When all the facts above noted are borne in mind, therefore, it ceases to be in any degree wonderful that von Lettow-Vorbeck’s forces—which from first to last never numbered more than five or six thousand Askari and perhaps a thousand to fifteen hundred white men—were able to keep their British pursuers chasing them to and fro and up and down the jungles of East Africa for nearly four years, with all the grotesque lack of success with which a dignified middle-aged person runs after his hat upon a windy day.

On the 4th October the Gold Coast Regiment, rested and refreshed, and above all clean once more, took the field again.

As far as could be ascertained, the enemy appeared to be holding positions on the right bank of the Mbemkuru River on the road to Namehi, approximately four and a half miles to the west of Mitoneno.

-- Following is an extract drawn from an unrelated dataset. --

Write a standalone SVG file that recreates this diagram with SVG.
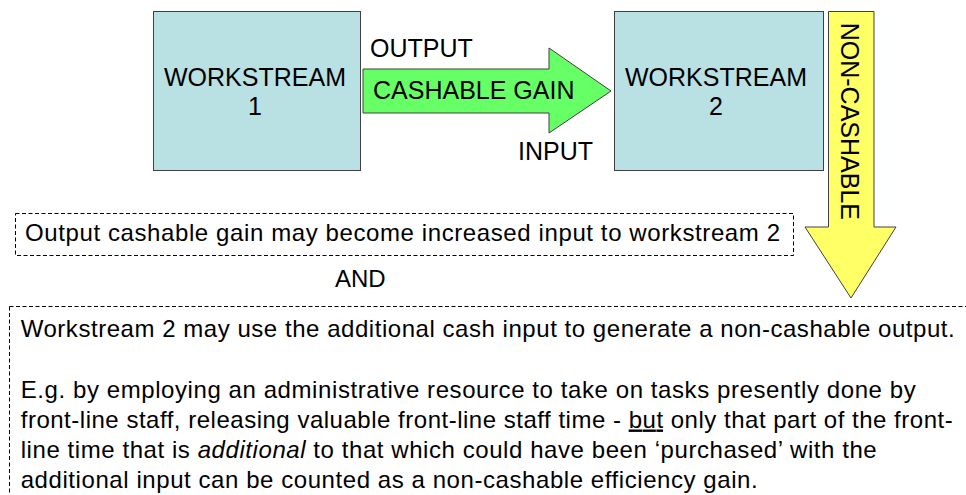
<svg xmlns="http://www.w3.org/2000/svg" width="966" height="495" viewBox="0 0 966 495">
<style>
text{font-family:"Liberation Sans",Arial,sans-serif;fill:#000}
.big{font-size:25px}
.body{font-size:24px}
.box{fill:#B9E0E3;stroke:#404040;stroke-width:1}
.dash{fill:none;stroke:#000;stroke-width:1;stroke-dasharray:4,2.5}
.arrow{stroke:#404040;stroke-width:1}
</style>
<rect width="966" height="495" fill="#fff"/>
<g id="workstream1">
<rect class="box" x="153.5" y="11.5" width="207" height="159"/>
<text class="big" x="255" y="86" text-anchor="middle">WORKSTREAM</text>
<text class="big" x="255" y="115" text-anchor="middle">1</text>
</g>
<g id="workstream2">
<rect class="box" x="614.5" y="11.5" width="209" height="159"/>
<text class="big" x="716" y="86" text-anchor="middle">WORKSTREAM</text>
<text class="big" x="716" y="115" text-anchor="middle">2</text>
</g>
<g id="connectors">
<g id="cashable-arrow">
<polygon class="arrow" fill="#66FF66" points="363,69 549,69 549,48 611,91 549,133 549,113 363,113"/>
<text class="big" x="373" y="99">CASHABLE GAIN</text>
</g>
<g id="noncashable-arrow">
<polygon class="arrow" fill="#FFFF66" points="828.5,11.5 874,11.5 874,227 896,227 851,298 805,227 828.5,227"/>
<text class="big" transform="translate(841,22.7) rotate(90)">NON-CASHABLE</text>
</g>
</g>
<g id="labels">
<text class="big" x="370" y="57">OUTPUT</text>
<text class="big" x="518" y="160">INPUT</text>
</g>
<g id="note1">
<rect class="dash" x="15.5" y="213.5" width="778" height="42"/>
<text class="body" x="25" y="241" textLength="755">Output cashable gain may become increased input to workstream 2</text>
</g>
<g id="and">
<text class="body" x="335" y="287">AND</text>
</g>
<g id="note2">
<rect class="dash" x="9.5" y="306.5" width="1000" height="250"/>
<text class="body" x="20.7" y="336.5" textLength="934">Workstream 2 may use the additional cash input to generate a non-cashable output.</text>
<text class="body" x="20.7" y="397.5" textLength="895">E.g. by employing an administrative resource to take on tasks presently done by</text>
<text class="body" x="20.7" y="427.5" textLength="932">front-line staff, releasing valuable front-line staff time - <tspan text-decoration="underline">but</tspan> only that part of the front-</text>
<text class="body" x="20.7" y="457.5" textLength="856">line time that is <tspan font-style="italic">additional</tspan> to that which could have been ‘purchased’ with the</text>
<text class="body" x="20.7" y="487.5" textLength="737">additional input can be counted as a non-cashable efficiency gain.</text>
</g>
</svg>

Patrols sent out on the preceding day had drawn fire from him from the hills to the south of the river, and it was General Hannyngton’s intention to attempt to hold the enemy by a frontal attack delivered by one battalion drawn from No. 1 Column, while the remainder of that force worked round his right and sought to possess itself of the hilly country to the south. The reserve of “Hanforce” was simultaneously to detail a weak battalion to hold the enemy’s left flank, the rest being held ready in support. Meanwhile, across the river on the British right, the 25th Indian Cavalry were to remain at Kihindi, holding themselves in readiness to move, at fifteen minutes’ notice, in any direction in which their services might be required.